Exercise: Without the pictures, extract every line from the start of the material to the line containing "import plotly.graph_objects as go", both ends included.

Provided material:
###

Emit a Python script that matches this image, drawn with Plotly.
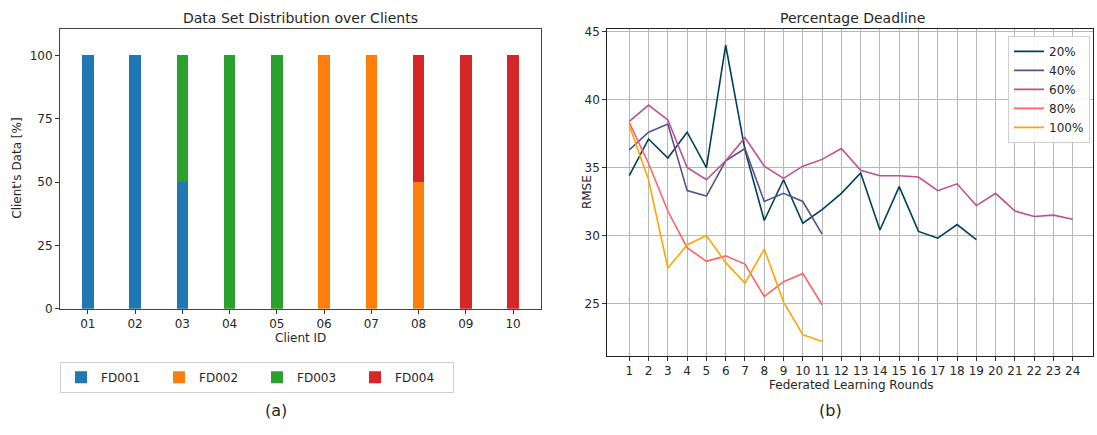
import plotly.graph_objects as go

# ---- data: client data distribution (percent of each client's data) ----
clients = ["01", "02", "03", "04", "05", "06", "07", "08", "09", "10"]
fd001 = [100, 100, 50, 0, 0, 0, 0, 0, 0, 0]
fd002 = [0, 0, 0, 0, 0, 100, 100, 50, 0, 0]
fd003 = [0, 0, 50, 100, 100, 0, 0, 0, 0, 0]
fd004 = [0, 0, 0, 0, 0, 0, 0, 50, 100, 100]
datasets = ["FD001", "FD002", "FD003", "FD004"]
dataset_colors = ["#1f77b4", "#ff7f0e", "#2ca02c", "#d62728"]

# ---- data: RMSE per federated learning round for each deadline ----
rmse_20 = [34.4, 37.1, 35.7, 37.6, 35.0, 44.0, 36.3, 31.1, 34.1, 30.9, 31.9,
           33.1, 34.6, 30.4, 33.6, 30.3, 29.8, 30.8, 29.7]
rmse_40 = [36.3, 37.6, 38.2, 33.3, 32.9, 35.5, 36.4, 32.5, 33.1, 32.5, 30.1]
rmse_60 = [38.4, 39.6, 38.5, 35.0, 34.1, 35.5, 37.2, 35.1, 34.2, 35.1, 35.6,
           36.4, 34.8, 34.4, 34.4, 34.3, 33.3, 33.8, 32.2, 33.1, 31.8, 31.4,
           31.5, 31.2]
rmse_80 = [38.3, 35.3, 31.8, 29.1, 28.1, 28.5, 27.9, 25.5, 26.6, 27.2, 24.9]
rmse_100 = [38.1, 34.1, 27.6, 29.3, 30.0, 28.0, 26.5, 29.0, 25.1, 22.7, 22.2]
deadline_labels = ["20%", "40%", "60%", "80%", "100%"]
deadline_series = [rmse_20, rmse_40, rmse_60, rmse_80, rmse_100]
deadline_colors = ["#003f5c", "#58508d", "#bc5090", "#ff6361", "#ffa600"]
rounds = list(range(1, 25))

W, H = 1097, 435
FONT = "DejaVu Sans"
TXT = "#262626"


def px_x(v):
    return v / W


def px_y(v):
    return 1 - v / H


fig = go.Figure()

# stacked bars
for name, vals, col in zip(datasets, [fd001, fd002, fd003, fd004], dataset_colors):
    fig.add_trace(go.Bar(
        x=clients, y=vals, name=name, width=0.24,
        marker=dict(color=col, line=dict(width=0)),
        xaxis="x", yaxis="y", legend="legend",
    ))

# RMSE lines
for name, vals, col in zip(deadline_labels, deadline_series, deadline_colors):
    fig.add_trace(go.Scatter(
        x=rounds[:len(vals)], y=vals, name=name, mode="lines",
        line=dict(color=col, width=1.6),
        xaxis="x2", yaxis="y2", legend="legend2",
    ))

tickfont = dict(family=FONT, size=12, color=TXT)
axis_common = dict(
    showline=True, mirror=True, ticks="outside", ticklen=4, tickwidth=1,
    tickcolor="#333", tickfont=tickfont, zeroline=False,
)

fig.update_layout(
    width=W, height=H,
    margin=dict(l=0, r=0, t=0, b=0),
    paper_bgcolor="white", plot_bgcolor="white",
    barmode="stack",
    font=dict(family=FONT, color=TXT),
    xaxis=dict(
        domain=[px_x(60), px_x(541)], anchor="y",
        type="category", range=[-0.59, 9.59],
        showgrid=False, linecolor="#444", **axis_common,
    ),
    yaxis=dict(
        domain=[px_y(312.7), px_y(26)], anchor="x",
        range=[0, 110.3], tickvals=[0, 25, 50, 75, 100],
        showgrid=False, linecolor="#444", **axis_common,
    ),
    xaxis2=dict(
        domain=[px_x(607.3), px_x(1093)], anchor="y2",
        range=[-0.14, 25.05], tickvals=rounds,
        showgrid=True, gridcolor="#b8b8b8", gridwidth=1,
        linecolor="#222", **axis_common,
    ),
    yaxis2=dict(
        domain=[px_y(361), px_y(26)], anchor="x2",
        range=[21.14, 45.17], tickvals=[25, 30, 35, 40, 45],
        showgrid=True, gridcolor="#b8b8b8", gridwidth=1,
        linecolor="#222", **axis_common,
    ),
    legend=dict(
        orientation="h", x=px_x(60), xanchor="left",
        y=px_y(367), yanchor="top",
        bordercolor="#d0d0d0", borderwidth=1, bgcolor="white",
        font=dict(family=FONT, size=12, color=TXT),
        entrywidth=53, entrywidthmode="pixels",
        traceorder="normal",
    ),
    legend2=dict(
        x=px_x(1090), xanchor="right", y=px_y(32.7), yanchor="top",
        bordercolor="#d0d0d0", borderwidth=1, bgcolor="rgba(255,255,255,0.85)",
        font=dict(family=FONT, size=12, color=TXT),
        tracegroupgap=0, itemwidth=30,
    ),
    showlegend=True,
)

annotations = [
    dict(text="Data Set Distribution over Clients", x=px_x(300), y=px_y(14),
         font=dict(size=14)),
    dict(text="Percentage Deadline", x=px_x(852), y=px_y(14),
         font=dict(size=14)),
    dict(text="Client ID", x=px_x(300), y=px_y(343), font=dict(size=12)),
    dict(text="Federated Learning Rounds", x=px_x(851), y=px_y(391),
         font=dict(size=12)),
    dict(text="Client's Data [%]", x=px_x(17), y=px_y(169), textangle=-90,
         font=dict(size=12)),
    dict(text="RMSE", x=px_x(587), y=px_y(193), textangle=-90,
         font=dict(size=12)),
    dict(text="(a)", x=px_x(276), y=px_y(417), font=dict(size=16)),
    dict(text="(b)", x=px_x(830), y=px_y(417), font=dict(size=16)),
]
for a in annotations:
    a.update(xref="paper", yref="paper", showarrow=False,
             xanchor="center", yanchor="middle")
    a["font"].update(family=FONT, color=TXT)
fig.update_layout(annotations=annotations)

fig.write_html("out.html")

###

Task response:
Emit a Python script that matches this image, drawn with Plotly.
import plotly.graph_objects as go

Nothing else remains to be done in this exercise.